## Given material
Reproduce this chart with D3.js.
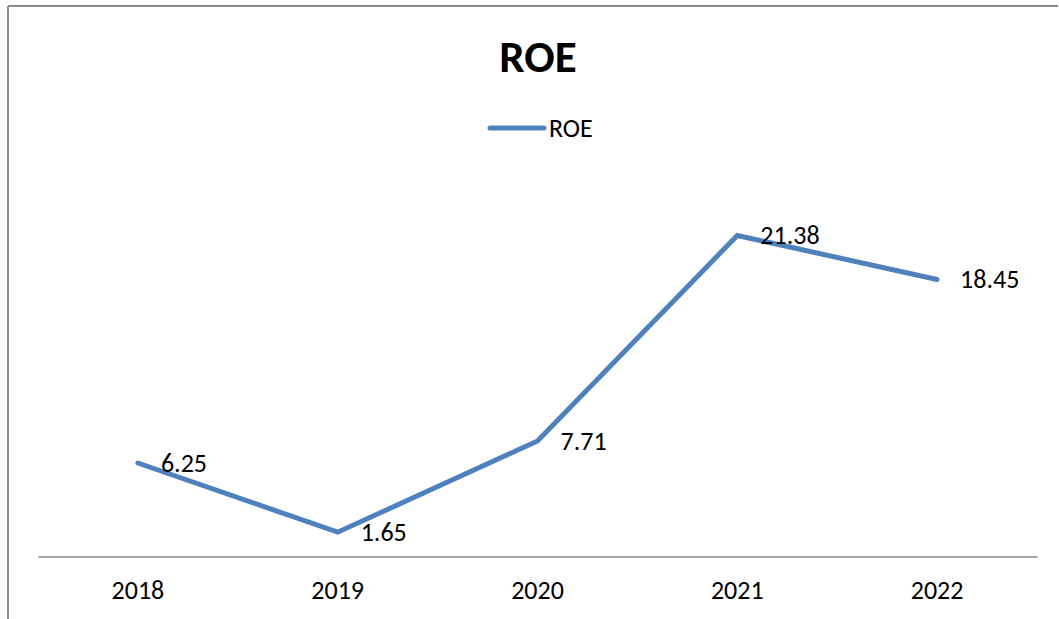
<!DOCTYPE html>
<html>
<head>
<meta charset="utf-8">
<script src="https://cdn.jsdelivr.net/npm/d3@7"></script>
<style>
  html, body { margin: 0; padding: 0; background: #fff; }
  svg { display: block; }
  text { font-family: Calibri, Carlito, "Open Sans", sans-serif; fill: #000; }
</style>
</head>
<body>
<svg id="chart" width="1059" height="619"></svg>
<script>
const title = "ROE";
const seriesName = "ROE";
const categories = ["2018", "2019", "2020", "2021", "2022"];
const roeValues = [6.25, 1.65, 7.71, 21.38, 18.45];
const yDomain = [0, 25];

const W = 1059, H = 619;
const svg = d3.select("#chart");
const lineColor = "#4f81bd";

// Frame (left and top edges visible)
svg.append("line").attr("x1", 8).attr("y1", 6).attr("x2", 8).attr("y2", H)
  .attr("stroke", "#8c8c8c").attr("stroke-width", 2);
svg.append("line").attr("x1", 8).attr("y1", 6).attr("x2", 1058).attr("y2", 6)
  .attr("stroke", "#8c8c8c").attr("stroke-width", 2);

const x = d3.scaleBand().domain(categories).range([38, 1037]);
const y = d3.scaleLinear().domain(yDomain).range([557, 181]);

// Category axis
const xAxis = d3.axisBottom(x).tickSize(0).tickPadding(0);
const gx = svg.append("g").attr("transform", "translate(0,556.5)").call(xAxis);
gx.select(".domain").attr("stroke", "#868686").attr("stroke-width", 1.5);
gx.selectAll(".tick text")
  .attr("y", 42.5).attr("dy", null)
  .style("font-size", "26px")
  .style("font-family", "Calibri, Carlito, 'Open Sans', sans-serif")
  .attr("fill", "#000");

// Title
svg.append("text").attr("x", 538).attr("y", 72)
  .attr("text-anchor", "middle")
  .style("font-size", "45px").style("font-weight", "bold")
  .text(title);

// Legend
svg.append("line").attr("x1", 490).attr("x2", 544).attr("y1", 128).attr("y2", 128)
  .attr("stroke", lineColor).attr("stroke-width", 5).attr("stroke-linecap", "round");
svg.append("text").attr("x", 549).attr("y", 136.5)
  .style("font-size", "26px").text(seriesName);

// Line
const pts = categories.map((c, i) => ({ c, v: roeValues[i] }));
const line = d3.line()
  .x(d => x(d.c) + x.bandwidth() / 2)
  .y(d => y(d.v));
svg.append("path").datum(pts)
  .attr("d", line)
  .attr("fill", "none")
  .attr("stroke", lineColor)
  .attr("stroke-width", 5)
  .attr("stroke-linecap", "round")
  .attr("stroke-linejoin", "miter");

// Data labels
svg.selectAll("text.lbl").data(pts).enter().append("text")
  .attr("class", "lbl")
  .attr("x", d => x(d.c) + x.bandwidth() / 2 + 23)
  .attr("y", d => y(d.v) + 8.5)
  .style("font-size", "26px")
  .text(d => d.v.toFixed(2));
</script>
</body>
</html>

## Requirements
Leave out the pictures and transcribe everything else exactly.

## The answer
Reproduce this chart with D3.js.
<!DOCTYPE html>
<html>
<head>
<meta charset="utf-8">
<script src="https://cdn.jsdelivr.net/npm/d3@7"></script>
<style>
  html, body { margin: 0; padding: 0; background: #fff; }
  svg { display: block; }
  text { font-family: Calibri, Carlito, "Open Sans", sans-serif; fill: #000; }
</style>
</head>
<body>
<svg id="chart" width="1059" height="619"></svg>
<script>
const title = "ROE";
const seriesName = "ROE";
const categories = ["2018", "2019", "2020", "2021", "2022"];
const roeValues = [6.25, 1.65, 7.71, 21.38, 18.45];
const yDomain = [0, 25];

const W = 1059, H = 619;
const svg = d3.select("#chart");
const lineColor = "#4f81bd";

// Frame (left and top edges visible)
svg.append("line").attr("x1", 8).attr("y1", 6).attr("x2", 8).attr("y2", H)
  .attr("stroke", "#8c8c8c").attr("stroke-width", 2);
svg.append("line").attr("x1", 8).attr("y1", 6).attr("x2", 1058).attr("y2", 6)
  .attr("stroke", "#8c8c8c").attr("stroke-width", 2);

const x = d3.scaleBand().domain(categories).range([38, 1037]);
const y = d3.scaleLinear().domain(yDomain).range([557, 181]);

// Category axis
const xAxis = d3.axisBottom(x).tickSize(0).tickPadding(0);
const gx = svg.append("g").attr("transform", "translate(0,556.5)").call(xAxis);
gx.select(".domain").attr("stroke", "#868686").attr("stroke-width", 1.5);
gx.selectAll(".tick text")
  .attr("y", 42.5).attr("dy", null)
  .style("font-size", "26px")
  .style("font-family", "Calibri, Carlito, 'Open Sans', sans-serif")
  .attr("fill", "#000");

// Title
svg.append("text").attr("x", 538).attr("y", 72)
  .attr("text-anchor", "middle")
  .style("font-size", "45px").style("font-weight", "bold")
  .text(title);

// Legend
svg.append("line").attr("x1", 490).attr("x2", 544).attr("y1", 128).attr("y2", 128)
  .attr("stroke", lineColor).attr("stroke-width", 5).attr("stroke-linecap", "round");
svg.append("text").attr("x", 549).attr("y", 136.5)
  .style("font-size", "26px").text(seriesName);

// Line
const pts = categories.map((c, i) => ({ c, v: roeValues[i] }));
const line = d3.line()
  .x(d => x(d.c) + x.bandwidth() / 2)
  .y(d => y(d.v));
svg.append("path").datum(pts)
  .attr("d", line)
  .attr("fill", "none")
  .attr("stroke", lineColor)
  .attr("stroke-width", 5)
  .attr("stroke-linecap", "round")
  .attr("stroke-linejoin", "miter");

// Data labels
svg.selectAll("text.lbl").data(pts).enter().append("text")
  .attr("class", "lbl")
  .attr("x", d => x(d.c) + x.bandwidth() / 2 + 23)
  .attr("y", d => y(d.v) + 8.5)
  .style("font-size", "26px")
  .text(d => d.v.toFixed(2));
</script>
</body>
</html>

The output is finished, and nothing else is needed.